The next two coaches, Brendan Venter and White, enjoyed short-term success with the Durban-based team. Venter took what had worked at Saracens and implemented a similar culture at the Sharks. It yielded a trophy in the form of the Currie Cup. But his commitment to the Sharks was only for that tournament, and so the players had to adjust to a new coach and philosophy ahead of the 2014 Super Rugby competition.
White was big on discipline and structure, which didn’t sit well with the some of the senior players. And yet, by the end of that tournament, the Sharks had scored three wins in Australasia, won the South African conference, and qualified for the semi-finals. If White had stuck around in Durban for a couple more years, the Sharks would have continued to build instead of sliding back into bad habits.

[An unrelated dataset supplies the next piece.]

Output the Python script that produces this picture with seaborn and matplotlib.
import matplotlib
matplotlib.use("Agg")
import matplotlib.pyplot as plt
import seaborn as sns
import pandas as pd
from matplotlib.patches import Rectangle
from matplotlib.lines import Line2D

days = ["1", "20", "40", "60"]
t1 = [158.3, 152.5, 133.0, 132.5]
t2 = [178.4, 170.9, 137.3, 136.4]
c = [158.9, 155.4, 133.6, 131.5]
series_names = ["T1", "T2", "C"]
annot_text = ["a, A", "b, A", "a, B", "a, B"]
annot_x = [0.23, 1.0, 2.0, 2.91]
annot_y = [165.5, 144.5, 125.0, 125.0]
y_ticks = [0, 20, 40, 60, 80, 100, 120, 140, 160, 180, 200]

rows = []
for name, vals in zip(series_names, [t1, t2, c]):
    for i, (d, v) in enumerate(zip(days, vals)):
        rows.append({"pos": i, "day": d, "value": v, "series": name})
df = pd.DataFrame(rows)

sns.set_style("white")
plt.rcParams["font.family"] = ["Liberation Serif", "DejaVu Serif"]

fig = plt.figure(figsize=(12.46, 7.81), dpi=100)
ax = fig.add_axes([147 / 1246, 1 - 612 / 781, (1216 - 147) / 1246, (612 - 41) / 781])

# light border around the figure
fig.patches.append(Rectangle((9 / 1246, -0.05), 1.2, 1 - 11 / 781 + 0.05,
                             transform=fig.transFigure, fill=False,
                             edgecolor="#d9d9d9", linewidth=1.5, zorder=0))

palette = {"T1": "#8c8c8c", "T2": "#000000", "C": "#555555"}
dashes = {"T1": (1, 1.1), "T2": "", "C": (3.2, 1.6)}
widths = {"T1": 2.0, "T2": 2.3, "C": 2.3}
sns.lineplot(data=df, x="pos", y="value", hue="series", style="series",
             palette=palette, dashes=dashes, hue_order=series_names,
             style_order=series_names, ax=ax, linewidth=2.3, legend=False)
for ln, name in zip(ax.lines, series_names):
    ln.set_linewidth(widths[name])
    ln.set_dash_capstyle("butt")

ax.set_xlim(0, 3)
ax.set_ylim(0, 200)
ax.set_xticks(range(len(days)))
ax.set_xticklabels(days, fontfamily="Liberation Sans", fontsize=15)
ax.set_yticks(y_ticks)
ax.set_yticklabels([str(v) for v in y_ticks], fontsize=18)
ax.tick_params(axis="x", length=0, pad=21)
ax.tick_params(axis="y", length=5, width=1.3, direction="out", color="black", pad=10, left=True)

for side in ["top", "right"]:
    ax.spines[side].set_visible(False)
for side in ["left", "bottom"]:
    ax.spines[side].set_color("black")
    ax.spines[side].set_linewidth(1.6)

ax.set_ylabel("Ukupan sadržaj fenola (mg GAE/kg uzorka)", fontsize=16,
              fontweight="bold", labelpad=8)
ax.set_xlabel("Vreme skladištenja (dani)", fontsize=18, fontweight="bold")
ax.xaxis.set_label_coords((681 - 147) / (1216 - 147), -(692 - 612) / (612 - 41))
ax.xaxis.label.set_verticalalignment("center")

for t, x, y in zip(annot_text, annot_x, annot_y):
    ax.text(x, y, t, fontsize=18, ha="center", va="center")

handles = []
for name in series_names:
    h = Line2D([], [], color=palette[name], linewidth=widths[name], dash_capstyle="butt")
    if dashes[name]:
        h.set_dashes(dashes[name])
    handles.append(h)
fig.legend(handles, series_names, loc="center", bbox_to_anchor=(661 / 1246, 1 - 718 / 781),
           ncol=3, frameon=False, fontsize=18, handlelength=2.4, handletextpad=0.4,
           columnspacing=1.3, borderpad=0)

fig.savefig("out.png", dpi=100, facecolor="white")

I know for a fact that some of the current players still talk about what White and the side achieved in 2014. So much was made about the Sharks’ limited game plan last year, but one has to wonder how the Sharks may have evolved if the coach and team had remained together for a three-year period.
White worked hard to discipline some of the senior players. He got the best out of Frans Steyn. He took a gamble when he made Bismarck du Plessis captain, but it appeared to pay off as the Springbok hooker proved an inspirational on-field figure. And yet, White also made it clear to the Sharks' bosses that if the team was to move forward, he needed assistant coaches who weren’t so patently out of their depth.

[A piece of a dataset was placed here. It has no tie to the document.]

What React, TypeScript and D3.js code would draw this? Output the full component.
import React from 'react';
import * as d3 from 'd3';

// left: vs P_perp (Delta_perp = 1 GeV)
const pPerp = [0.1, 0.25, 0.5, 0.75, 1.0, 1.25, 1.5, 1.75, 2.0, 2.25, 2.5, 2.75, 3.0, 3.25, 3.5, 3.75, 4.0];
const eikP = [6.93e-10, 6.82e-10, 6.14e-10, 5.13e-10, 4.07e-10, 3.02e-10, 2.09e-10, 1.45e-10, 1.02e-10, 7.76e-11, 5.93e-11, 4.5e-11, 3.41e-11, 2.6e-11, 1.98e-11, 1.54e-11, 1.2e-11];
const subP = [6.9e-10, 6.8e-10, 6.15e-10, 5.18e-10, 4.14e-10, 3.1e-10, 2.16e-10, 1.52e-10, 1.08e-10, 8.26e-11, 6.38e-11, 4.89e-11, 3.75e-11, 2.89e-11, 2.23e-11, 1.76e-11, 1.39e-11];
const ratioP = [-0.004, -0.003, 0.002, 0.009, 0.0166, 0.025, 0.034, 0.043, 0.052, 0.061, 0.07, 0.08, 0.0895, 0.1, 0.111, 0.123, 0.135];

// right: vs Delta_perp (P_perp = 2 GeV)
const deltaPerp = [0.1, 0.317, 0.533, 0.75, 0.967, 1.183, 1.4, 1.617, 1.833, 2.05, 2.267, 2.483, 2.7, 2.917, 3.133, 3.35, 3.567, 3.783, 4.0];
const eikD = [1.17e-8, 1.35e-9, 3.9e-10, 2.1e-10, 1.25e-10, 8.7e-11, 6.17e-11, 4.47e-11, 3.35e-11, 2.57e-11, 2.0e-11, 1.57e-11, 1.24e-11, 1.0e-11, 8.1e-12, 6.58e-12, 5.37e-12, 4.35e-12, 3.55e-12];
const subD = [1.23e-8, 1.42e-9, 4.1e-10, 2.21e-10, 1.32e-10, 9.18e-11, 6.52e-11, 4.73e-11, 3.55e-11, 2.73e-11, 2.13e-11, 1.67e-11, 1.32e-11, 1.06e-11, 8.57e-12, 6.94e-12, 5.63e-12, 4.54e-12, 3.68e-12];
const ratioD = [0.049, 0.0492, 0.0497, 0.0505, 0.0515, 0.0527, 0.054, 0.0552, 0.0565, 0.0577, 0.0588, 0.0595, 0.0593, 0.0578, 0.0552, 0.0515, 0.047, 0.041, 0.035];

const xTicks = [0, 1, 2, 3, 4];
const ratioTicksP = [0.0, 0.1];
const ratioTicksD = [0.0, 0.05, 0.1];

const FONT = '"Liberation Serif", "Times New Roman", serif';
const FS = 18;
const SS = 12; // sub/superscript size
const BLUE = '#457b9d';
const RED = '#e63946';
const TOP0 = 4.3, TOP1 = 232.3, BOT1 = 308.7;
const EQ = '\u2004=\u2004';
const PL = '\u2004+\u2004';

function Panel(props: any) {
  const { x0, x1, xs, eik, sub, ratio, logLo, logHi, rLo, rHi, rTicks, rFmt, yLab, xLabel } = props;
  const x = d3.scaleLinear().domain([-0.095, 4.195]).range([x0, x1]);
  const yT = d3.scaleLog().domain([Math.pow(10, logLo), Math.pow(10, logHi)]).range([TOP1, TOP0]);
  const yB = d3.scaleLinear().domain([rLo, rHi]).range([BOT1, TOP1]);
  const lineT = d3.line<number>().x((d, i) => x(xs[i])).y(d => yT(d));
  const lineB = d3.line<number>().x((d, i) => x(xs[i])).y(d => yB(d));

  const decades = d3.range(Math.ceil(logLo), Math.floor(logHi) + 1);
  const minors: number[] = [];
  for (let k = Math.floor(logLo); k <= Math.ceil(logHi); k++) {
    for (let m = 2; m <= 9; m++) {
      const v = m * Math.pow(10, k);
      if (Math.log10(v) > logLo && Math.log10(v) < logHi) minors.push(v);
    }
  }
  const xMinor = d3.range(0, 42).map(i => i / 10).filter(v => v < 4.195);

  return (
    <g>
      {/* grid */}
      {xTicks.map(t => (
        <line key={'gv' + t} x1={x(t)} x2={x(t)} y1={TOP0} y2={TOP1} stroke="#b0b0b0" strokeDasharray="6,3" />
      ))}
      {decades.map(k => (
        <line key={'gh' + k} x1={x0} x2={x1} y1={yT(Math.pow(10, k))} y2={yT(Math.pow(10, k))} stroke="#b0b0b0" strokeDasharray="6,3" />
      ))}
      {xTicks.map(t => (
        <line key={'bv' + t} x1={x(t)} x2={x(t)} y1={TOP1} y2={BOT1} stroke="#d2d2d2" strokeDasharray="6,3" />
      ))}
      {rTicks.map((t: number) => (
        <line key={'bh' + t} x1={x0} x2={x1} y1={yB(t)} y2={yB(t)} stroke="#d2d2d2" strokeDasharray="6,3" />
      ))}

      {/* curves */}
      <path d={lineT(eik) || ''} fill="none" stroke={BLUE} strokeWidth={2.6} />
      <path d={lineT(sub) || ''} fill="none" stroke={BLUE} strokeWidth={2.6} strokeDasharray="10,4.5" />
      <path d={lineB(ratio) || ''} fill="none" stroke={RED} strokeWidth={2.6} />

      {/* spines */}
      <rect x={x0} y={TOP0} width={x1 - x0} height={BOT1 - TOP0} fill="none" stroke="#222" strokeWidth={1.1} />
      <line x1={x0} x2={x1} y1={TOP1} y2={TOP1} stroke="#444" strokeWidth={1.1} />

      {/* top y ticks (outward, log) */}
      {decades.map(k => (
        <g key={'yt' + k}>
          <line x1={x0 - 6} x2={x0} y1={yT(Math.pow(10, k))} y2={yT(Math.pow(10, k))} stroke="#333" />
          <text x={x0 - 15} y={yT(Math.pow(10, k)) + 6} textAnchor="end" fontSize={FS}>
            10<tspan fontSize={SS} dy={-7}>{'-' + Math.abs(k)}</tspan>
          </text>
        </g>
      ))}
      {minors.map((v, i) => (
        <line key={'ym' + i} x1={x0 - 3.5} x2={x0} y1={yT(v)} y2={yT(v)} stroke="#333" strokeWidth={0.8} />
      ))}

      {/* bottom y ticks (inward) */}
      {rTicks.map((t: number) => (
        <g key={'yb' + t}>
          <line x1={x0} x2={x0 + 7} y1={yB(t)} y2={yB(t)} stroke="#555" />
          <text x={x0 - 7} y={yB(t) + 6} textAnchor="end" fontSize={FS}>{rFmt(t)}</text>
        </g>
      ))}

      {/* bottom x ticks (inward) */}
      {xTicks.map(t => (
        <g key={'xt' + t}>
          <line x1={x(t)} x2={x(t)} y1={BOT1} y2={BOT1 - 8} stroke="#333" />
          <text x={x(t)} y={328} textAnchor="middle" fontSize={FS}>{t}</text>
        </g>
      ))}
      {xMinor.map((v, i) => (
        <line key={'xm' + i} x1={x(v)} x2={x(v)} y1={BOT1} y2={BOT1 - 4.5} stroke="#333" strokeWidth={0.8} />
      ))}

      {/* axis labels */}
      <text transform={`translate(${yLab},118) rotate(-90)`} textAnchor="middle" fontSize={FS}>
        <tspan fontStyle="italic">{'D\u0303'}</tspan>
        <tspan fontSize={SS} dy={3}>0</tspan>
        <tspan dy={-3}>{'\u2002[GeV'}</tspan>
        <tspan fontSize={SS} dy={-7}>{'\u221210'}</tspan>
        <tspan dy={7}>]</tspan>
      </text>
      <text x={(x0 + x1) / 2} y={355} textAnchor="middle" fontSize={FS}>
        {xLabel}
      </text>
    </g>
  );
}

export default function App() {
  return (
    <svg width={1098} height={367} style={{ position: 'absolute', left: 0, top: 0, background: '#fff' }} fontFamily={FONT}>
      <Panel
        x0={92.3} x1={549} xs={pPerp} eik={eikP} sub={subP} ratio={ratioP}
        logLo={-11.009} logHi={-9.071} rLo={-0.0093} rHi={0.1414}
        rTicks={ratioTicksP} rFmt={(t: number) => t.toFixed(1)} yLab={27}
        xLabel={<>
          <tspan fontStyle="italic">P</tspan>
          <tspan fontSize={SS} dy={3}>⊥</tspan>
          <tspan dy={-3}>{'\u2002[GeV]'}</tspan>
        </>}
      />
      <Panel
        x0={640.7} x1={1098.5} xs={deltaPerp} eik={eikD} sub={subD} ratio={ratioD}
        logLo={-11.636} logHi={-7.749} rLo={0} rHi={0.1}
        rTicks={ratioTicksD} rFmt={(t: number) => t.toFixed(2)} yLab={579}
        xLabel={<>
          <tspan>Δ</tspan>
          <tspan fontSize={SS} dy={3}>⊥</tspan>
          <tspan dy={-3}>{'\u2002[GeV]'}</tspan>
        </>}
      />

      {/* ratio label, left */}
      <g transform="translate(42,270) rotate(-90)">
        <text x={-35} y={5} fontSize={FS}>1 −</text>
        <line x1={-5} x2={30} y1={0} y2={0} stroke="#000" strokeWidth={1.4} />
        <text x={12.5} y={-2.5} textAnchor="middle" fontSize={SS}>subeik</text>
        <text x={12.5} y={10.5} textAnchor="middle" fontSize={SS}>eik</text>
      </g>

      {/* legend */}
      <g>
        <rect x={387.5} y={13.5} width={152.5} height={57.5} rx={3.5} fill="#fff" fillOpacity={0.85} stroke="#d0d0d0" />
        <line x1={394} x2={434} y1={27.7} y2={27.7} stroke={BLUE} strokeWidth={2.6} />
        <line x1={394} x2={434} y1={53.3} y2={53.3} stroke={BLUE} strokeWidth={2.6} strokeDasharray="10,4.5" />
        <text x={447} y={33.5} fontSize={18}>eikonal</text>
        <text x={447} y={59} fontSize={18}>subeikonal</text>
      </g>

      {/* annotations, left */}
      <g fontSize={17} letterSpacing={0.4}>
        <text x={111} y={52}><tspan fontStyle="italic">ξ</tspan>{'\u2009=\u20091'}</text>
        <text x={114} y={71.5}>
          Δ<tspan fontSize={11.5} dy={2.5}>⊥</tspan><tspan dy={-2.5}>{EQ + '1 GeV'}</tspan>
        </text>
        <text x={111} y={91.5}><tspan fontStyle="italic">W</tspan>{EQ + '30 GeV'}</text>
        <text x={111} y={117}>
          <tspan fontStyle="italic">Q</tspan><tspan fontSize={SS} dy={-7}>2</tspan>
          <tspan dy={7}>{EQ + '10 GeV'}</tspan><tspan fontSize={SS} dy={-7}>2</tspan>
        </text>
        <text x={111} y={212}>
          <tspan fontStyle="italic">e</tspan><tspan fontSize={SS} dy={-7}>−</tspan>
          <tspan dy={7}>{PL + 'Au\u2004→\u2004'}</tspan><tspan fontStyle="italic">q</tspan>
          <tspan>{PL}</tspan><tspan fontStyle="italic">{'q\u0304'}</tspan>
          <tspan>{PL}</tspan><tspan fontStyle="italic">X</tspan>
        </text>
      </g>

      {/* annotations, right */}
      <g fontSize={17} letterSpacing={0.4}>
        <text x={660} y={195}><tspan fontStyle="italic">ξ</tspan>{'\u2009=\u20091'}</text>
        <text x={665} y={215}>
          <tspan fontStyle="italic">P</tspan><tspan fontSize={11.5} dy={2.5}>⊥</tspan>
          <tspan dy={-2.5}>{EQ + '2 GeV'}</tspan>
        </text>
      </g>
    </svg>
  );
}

Brad MacLeod-Henderson was appointed as head coach for the 2013 Currie Cup, and fronted the media after the Sharks beat Western Province in the final. But everybody knew Venter was the real mastermind behind the Sharks’ success. Indeed, when Venter and then White withdrew, and MacLeod-Henderson was left to run the team in the 2014 domestic tournament, the limitations of the Sharks coaching team were exposed.
The backroom boys continue to be exposed today. Gold was a late appointment as director of rugby, joining the Sharks on the back of a stint with Japanese club Kobelco Steelers. He has accepted all of the blame for the Sharks’ current run of results, which is unfair considering he played little part in the squad’s pre-season preparation. He had no say in the recruitment of the management team, or the players.
Smit must shoulder some of the blame for the Sharks’ current position. While the players should be vilified when they deliver apathetic showings, the Sharks management should also come under scrutiny.
What value is somebody like defence coach Michael Horak adding? The Sharks lacked attitude and accuracy in that eight-try defeat to the Crusaders. Some will look at the scoreline of the 23-21 loss to the Lions and suggest the Sharks improved. And yet, the stats show they missed 35 tackles. The players should be held accountable, but so should the coaches as well as the people who appoint the coaches. Something is clearly not working.
So where to from here? The Sharks will continue to fight the tide in 2015. They’re missing a host of players due to injuries, suspensions and Springbok resting agreements. If they were to make the play-offs, it would be a surprise. After losing five of their first nine matches, it’s clear they won’t host a semi-final.
They won’t improve unless significant changes are made to the coaching structures, changes that will impact positively on the team culture. It may only be April 2015, but it’s time to start thinking ahead to 2016.
If Smit expects Gold to continue with this Sharks side next year, he must allow Gold to bring in his own assistants, people whom he feels will add value. The director of rugby should have more say in the players who are recruited.
The franchise can’t continue along its current path. The Sharks are one of the biggest teams in world rugby, and their current position is unacceptable. Changes need to be made sooner rather than later.